Rosaenstock-Huessy
argues that the feast of All Souls is the source of Western liberty: “Liberty
was promised to all souls, liberty, the great promise of Revolution, is first
heard in the Occident at All Souls” (Out of Revolution, 510).
The
feast accomplishes this by inserting death and the Final Judgment into the
rhythm of the Christian calendar. Mortals have freedom insofar as they embrace
death in life, insofar as they are able to shed old habits, loyalties, patterns
of life, and live on to embrace new ones.
This
liberty All Souls gave to the Western church.

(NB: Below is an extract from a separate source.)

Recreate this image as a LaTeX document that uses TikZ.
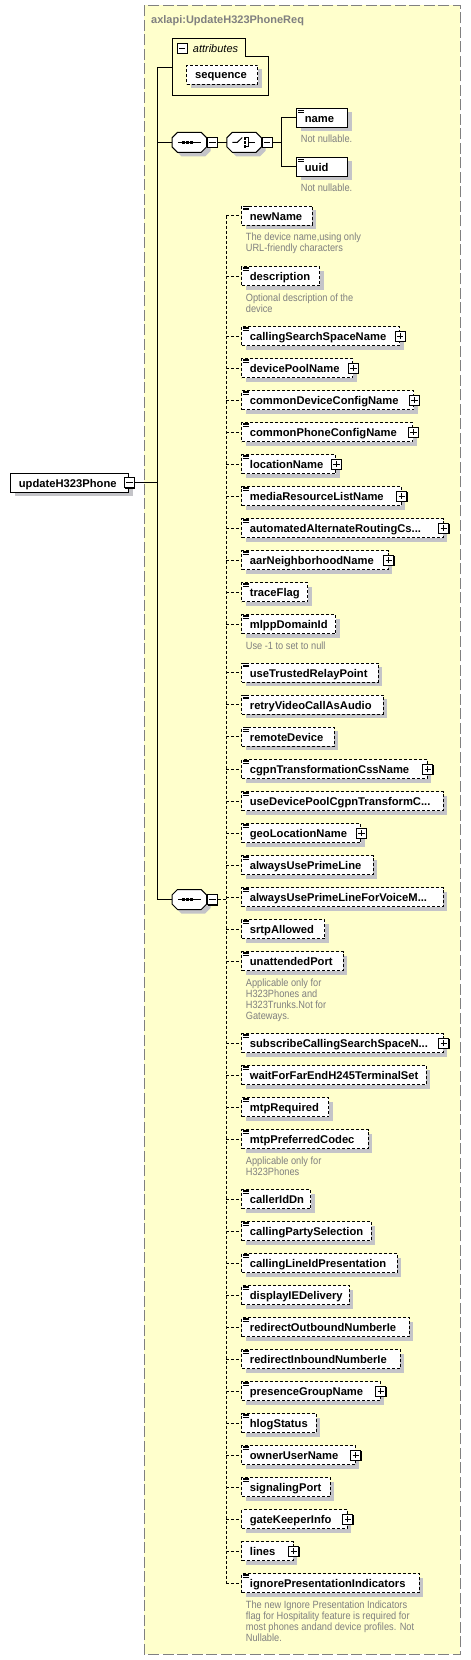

Freedom was, Rosenstock points
out, the theme of the All Souls liturgy: “’Free Thou,’ the Mass for All Souls
beseeches Heaven, ‘Free Thou the souls of all believers from the punishment of
hell, from the deep abyss, free them from the lion’s maw. May thy
standard-bearer, Michael, bring them into the Holy Light which thou didst
promise to Abraham and his seed” (510).
He
adds provocatively that this emphasis on liberty distinguishes East and West.
The Eastern church he characterizes as the church of “holiness and adoration,”
while in the west Christianity was always fighting for “salvation and
deliverance” (510). A generalization, surely, but one that has something in it.